Um sistema de ensino em que os cursos profissionais pudessem começar no segundo ciclo é um ideal defendido por Edson, pois: 

estávamos a conseguir colocar uma parte prática, em que conseguiríamos cativar muitas das crianças que um dia serão jovens, a cativar, interessarem-se para que quando passassem para as escolas profissionais fossem com interesse. Porque, muitas vezes eles estão na escola, a escola não lhes diz nada, vão perdendo as bases. Quando vão para cursos profissionais estão lá só porque têm de estar.

No entender de Mafalda, nem sempre a escola está preparada. Neste momento, a escola ainda não está idealizada para um ensino direcionado. 

Às vezes, a própria escola, a estrutura dos currículos, não está preparada para estes miúdos que não conseguem, se calhar, a nível teórico, ter sucesso, mas que conseguiriam a nível prático. Ou, que devido às suas caraterísticas são miúdos que precisam de um ensino muito mais direcionado. E a escola não é feita para isso, muitas vezes.

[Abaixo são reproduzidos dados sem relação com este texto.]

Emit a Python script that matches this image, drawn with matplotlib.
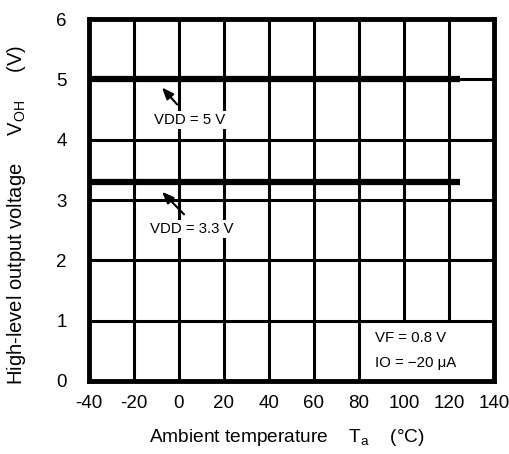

Para já, a escola pode não estar pronto para um nível de ensino direcionado, mas a Oficina S. José faz o melhor que consegue para concretizar esta individualização e preparar as crianças e jovens para um futuro risonho, com as mesmas oportunidades de todos. E, perceber que conseguiram construir algo de bom com os ensinamentos que lhes transmitiram é uma das suas maiores conquistas. 

A grande maioria tem uma vida perfeitamente estável, famílias constituídas e essas são as nossas vitórias. Isto é como nós com os nossos filhos: as sementes lançadas hoje, nem sempre vemos o resultado, o germinar delas é só mais tarde. Às vezes queríamos ver logo, mas não vemos, vemos mais tarde. E é nesse trabalho que nós acreditamos, porque nós damos tudo o que temos e exigimos o máximo que cada um deles pode dar. E, nesta dinâmica do afeto, com doses equilibradas de autoridade penso que temos conseguido fazer realmente um bom trabalho em prol destes jovens, que é visível.